- Born: 12 May 1994 (age 31) Vitória, Espírito Santo, Brazil
- Occupation: Model
- Children: 1
- Modeling information
- Height: 1.76 m (5 ft 9+1⁄2 in)
- Hair color: Brown
- Eye color: Hazel
- Agency: One Management (New York, Barcelona); New Madison (Paris); Wilhelmina Models (London); Skins Model Management (Amsterdam); Live Management (Belo Horizonte); Model Management (Hamburg); BOSSA Mgt. (São Paulo); Partners (São Paulo) (mother agency);

= Ari Westphal =

Brazilian fashion model (born 1994)

Ariely Westphal (born May 12, 1994) is a Brazilian fashion model.

==Career==
Westphal was discovered by a modeling agency in her hometown of Belo Horizonte and debuted as a semi-exclusive for Chloé in the Fall Winter 2015 season, including runway and campaigns, and Brandon Maxwell.

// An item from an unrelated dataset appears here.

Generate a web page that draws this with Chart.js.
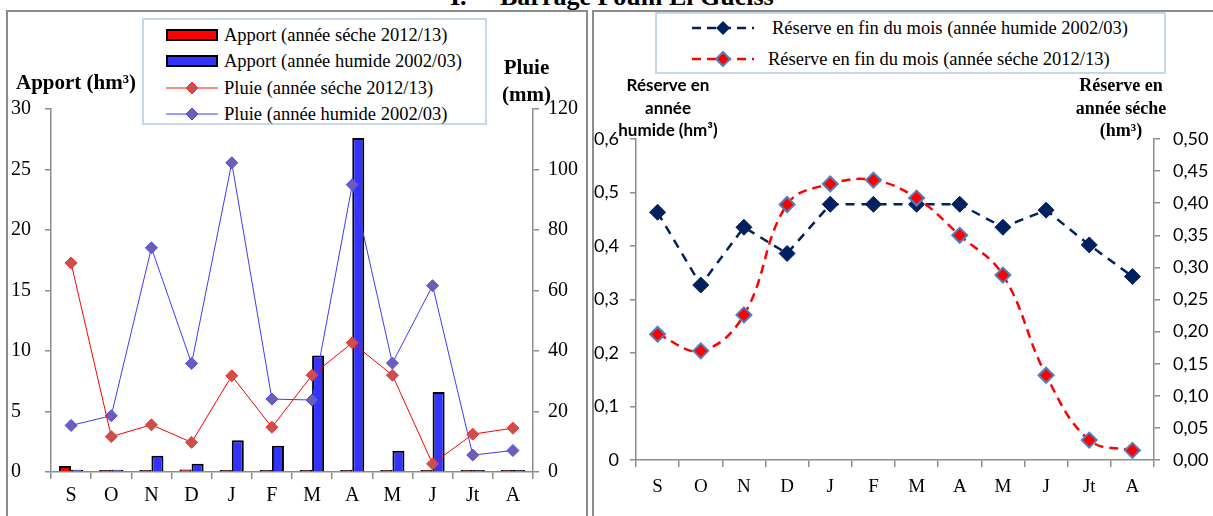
<!DOCTYPE html>
<html lang="fr">
<head>
<meta charset="utf-8">
<script src="https://cdn.jsdelivr.net/npm/chart.js@4.4.1/dist/chart.umd.min.js"></script>
<style>
  body { margin:0; width:1213px; height:516px; overflow:hidden; background:#fff; position:relative;
         font-family:'Liberation Serif', serif; color:#000 }
  .boite { position:absolute; border:2px solid #8c8c8c; box-sizing:border-box }
  canvas { position:absolute; top:0 }
  .titre { position:absolute; top:-16px; font:bold 26px/26px 'Liberation Serif', serif; white-space:nowrap }
  .legende { position:absolute; border:2px solid #c6d6ec; box-sizing:border-box; background:#fff }
  .ligne-leg { position:absolute; display:flex; align-items:center; white-space:nowrap }
  .ligne-leg svg { flex:none }
  .axe-titre { position:absolute; font-weight:bold; text-align:center; white-space:nowrap }
</style>
</head>
<body>

<!-- ── Cadres et titre ───────────────────────── -->
<div class="boite" style="left:6px;top:10px;width:582px;height:520px"></div>
<div class="boite" style="left:592px;top:10px;width:640px;height:520px"></div>
<div class="titre" style="left:450px">I.</div>
<div class="titre" style="left:500px">Barrage Foum El Gueiss</div>

<canvas id="graphe-apport" width="590" height="516" style="left:0"></canvas>
<canvas id="graphe-reserve" width="619" height="516" style="left:594px"></canvas>

<!-- ── Titres des axes ───────────────────────── -->
<div class="axe-titre" style="left:16px;top:70px;font-size:21px;line-height:24px">Apport (hm³)</div>
<div class="axe-titre" style="left:502px;top:54px;font-size:21px;line-height:27px">Pluie<br>(mm)</div>
<div class="axe-titre" style="left:609px;top:74px;width:118px;font:bold 17px/22.5px Lato, sans-serif">Réserve en<br>année<br>humide (hm³)</div>
<div class="axe-titre" style="left:1061px;top:74px;width:120px;font:bold 18px/22.5px 'Liberation Serif', serif">Réserve en<br>année séche<br>(hm³)</div>

<!-- ── Légende gauche ────────────────────────── -->
<div class="legende" style="left:142px;top:18px;width:345px;height:107px">
  <div class="ligne-leg" style="left:22px;top:4px;height:22px;font-size:18.5px">
    <svg width="52" height="12"><rect x="1" y="1" width="50" height="10" fill="#ff0000" stroke="#000" stroke-width="2"/></svg>
    <span style="margin-left:6px">Apport (année séche 2012/13)</span>
  </div>
  <div class="ligne-leg" style="left:22px;top:30px;height:22px;font-size:18.5px">
    <svg width="52" height="12"><rect x="1" y="1" width="50" height="10" fill="#3333ff" stroke="#000" stroke-width="2"/></svg>
    <span style="margin-left:6px">Apport (année humide 2002/03)</span>
  </div>
  <div class="ligne-leg" style="left:22px;top:57px;height:22px;font-size:18.5px">
    <svg width="52" height="14"><line x1="0" y1="7" x2="52" y2="7" stroke="#ff6060" stroke-width="1.5"/><path d="M26 1 L32 7 L26 13 L20 7 Z" fill="#c8504d" stroke="#ff3030"/></svg>
    <span style="margin-left:6px">Pluie (année séche 2012/13)</span>
  </div>
  <div class="ligne-leg" style="left:22px;top:83px;height:22px;font-size:18.5px">
    <svg width="52" height="14"><line x1="0" y1="7" x2="52" y2="7" stroke="#3b3bff" stroke-width="1"/><path d="M26 1 L32 7 L26 13 L20 7 Z" fill="#6f5db0" stroke="#4a4aff"/></svg>
    <span style="margin-left:6px">Pluie (année humide 2002/03)</span>
  </div>
</div>

<!-- ── Légende droite ────────────────────────── -->
<div class="legende" style="left:655px;top:12px;width:511px;height:62px">
  <div class="ligne-leg" style="left:35px;top:3px;height:22px;font-size:18.5px">
    <svg width="62" height="16"><line x1="0" y1="8" x2="62" y2="8" stroke="#002060" stroke-width="2.5" stroke-dasharray="9,6"/><path d="M31 1 L38 8 L31 15 L24 8 Z" fill="#002060"/></svg>
    <span style="margin-left:18px">Réserve en fin du mois (année humide 2002/03)</span>
  </div>
  <div class="ligne-leg" style="left:35px;top:34px;height:22px;font-size:18.5px">
    <svg width="62" height="16"><line x1="0" y1="8" x2="62" y2="8" stroke="#ff0000" stroke-width="2.5" stroke-dasharray="9,6"/><path d="M31 1 L38 8 L31 15 L24 8 Z" fill="#ff0000" stroke="#4f81bd" stroke-width="2"/></svg>
    <span style="margin-left:14px">Réserve en fin du mois (année séche 2012/13)</span>
  </div>
</div>

<script>
// ── Données ───────────────────────────────────
const mois = ['S', 'O', 'N', 'D', 'J', 'F', 'M', 'A', 'M', 'J', 'Jt', 'A']

// Apport mensuel (hm³)
const apportSec    = [0.5, 0.03, 0.08, 0.2, 0.15, 0.03, 0.03, 0.03, 0.03, 0.12, 0.08, 0.1]
const apportHumide = [0.18, 0.18, 1.35, 0.68, 2.62, 2.16, 9.63, 27.6, 1.76, 6.62, 0.12, 0.08]

// Pluie mensuelle (mm)
const pluieSec    = [69.1, 11.7, 15.6, 9.8, 31.8, 14.8, 32.0, 42.7, 32.0, 2.7, 12.5, 14.5]
const pluieHumide = [15.4, 18.6, 74.1, 35.9, 102.2, 24.1, 23.8, 95.0, 36.0, 61.6, 5.6, 7.1]

// Réserve en fin de mois (hm³)
const reserveHumide = [0.463, 0.327, 0.435, 0.386, 0.478, 0.478, 0.478, 0.478, 0.435, 0.467, 0.402, 0.343]
const reserveSec    = [0.196, 0.170, 0.226, 0.398, 0.430, 0.436, 0.408, 0.350, 0.288, 0.132, 0.031, 0.015]

// ── Style commun ──────────────────────────────
const GRIS = '#8c8c8c'
const serif = (size) => ({ family: "'Liberation Serif', serif", size })
const sans  = (size) => ({ family: "Lato, sans-serif", size })

const axeX = (padding, hauteur, taille) => ({
  offset: true,
  grid: { offset: true, drawOnChartArea: false, tickLength: 7, color: GRIS, lineWidth: 1.5 },
  border: { color: GRIS, width: 1.5 },
  ticks: { color: '#000', font: serif(taille), padding, maxRotation: 0, autoSkip: false },
  afterFit: s => { s.height = hauteur }
})

const axeY = (position, opts) => ({
  position,
  min: opts.min, max: opts.max,
  grid: { drawOnChartArea: false, tickLength: 6, color: GRIS, lineWidth: 1.5 },
  border: { color: GRIS, width: 1.5 },
  ticks: {
    stepSize: opts.pas, color: '#000', font: opts.font, padding: opts.padding,
    crossAlign: opts.crossAlign || 'near',
    callback: opts.format || (v => v)
  },
  afterFit: s => { s.width = opts.largeur }
})

// ── Graphe Apport / Pluie ─────────────────────
new Chart(document.getElementById('graphe-apport'), {
  type: 'bar',
  data: {
    labels: mois,
    datasets: [
      { type: 'line', label: 'Pluie (année séche 2012/13)', data: pluieSec, yAxisID: 'y1',
        borderColor: '#ff0000', borderWidth: 1, pointStyle: 'rectRot', pointRadius: 6,
        pointBackgroundColor: '#c8504d', pointBorderColor: '#ff3030', pointBorderWidth: 1, order: 0 },
      { type: 'line', label: 'Pluie (année humide 2002/03)', data: pluieHumide, yAxisID: 'y1',
        borderColor: '#3b3bff', borderWidth: 1, pointStyle: 'rectRot', pointRadius: 6,
        pointBackgroundColor: '#6f5db0', pointBorderColor: '#4a4aff', pointBorderWidth: 1, order: 1 },
      { label: 'Apport (année séche 2012/13)', data: apportSec, yAxisID: 'y',
        backgroundColor: '#ff0000', borderColor: '#000', borderWidth: 2, minBarLength: 2,
        categoryPercentage: 0.6, barPercentage: 1, order: 2 },
      { label: 'Apport (année humide 2002/03)', data: apportHumide, yAxisID: 'y',
        backgroundColor: '#3333ff', borderColor: '#000', borderWidth: 2, minBarLength: 2,
        categoryPercentage: 0.6, barPercentage: 1, order: 3 }
    ]
  },
  options: {
    responsive: false,
    animation: false,
    devicePixelRatio: 1,
    layout: { padding: { left: 11, top: 109, right: 0, bottom: 0 } },
    plugins: { legend: { display: false }, tooltip: { enabled: false } },
    scales: {
      x: axeX(5, 44, 20),
      y: axeY('left', { min: 0, max: 30, pas: 5, font: serif(20), padding: 6, crossAlign: 'far', largeur: 40 }),
      y1: axeY('right', { min: 0, max: 120, pas: 20, font: serif(20), padding: 9, largeur: 57 })
    }
  }
})

// ── Graphe Réserve ────────────────────────────
const virgule = (v, d) => v === 0 && d === 1 ? '0' : v.toFixed(d).replace('.', ',')

new Chart(document.getElementById('graphe-reserve'), {
  type: 'line',
  data: {
    labels: mois,
    datasets: [
      { label: 'Réserve en fin du mois (année séche 2012/13)', data: reserveSec, yAxisID: 'y1',
        borderColor: '#ff0000', borderWidth: 2.5, borderDash: [9, 6], tension: 0.4,
        pointStyle: 'rectRot', pointRadius: 7.5, pointBackgroundColor: '#ff0000',
        pointBorderColor: '#4f81bd', pointBorderWidth: 2, order: 0 },
      { label: 'Réserve en fin du mois (année humide 2002/03)', data: reserveHumide, yAxisID: 'y',
        borderColor: '#002060', borderWidth: 2.5, borderDash: [9, 7], tension: 0,
        pointStyle: 'rectRot', pointRadius: 8, pointBackgroundColor: '#002060',
        pointBorderColor: '#002060', pointBorderWidth: 1, order: 1 }
    ]
  },
  options: {
    responsive: false,
    animation: false,
    devicePixelRatio: 1,
    layout: { padding: { left: 0, top: 139, right: 0, bottom: 0 } },
    plugins: { legend: { display: false }, tooltip: { enabled: false } },
    scales: {
      x: axeX(9, 56, 19),
      y: axeY('left', { min: 0, max: 0.6, pas: 0.1, font: sans(18), padding: 11, largeur: 42,
                        format: v => virgule(v, 1) }),
      y1: axeY('right', { min: 0, max: 0.5, pas: 0.05, font: sans(18), padding: 13, largeur: 59,
                          format: v => virgule(v, 2) })
    }
  }
})
</script>
</body>
</html>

On the runway she modeled for brands such as Chanel, 3.1 Phillip Lim, Kenzo x H&M, Tom Ford, Sonia Rykiel, Belstaff, Saks Fifth Avenue, Stella McCartney, and Vivienne Westwood.

Westphal has been on the cover of Vogue Brasil, Elle Brasil, and Harper's Bazaar Netherlands among others. She can be seen alongside models like Adwoa Aboah, Maria Borges, and Issa Lish in Sephora's Let's Beauty Together campaign.

Westphal has been frequently deemed a future supermodel and is called "the next Gisele Bündchen" by Brazilian media and Vogue.

She is known for her short haircut.

==Personal life==
She is of Italian Brazilian, German Brazilian, and Afro-Brazilian descent. Before modeling, she was studying law in Minas Gerais, her home state. In July 2024, she gave birth to her first child.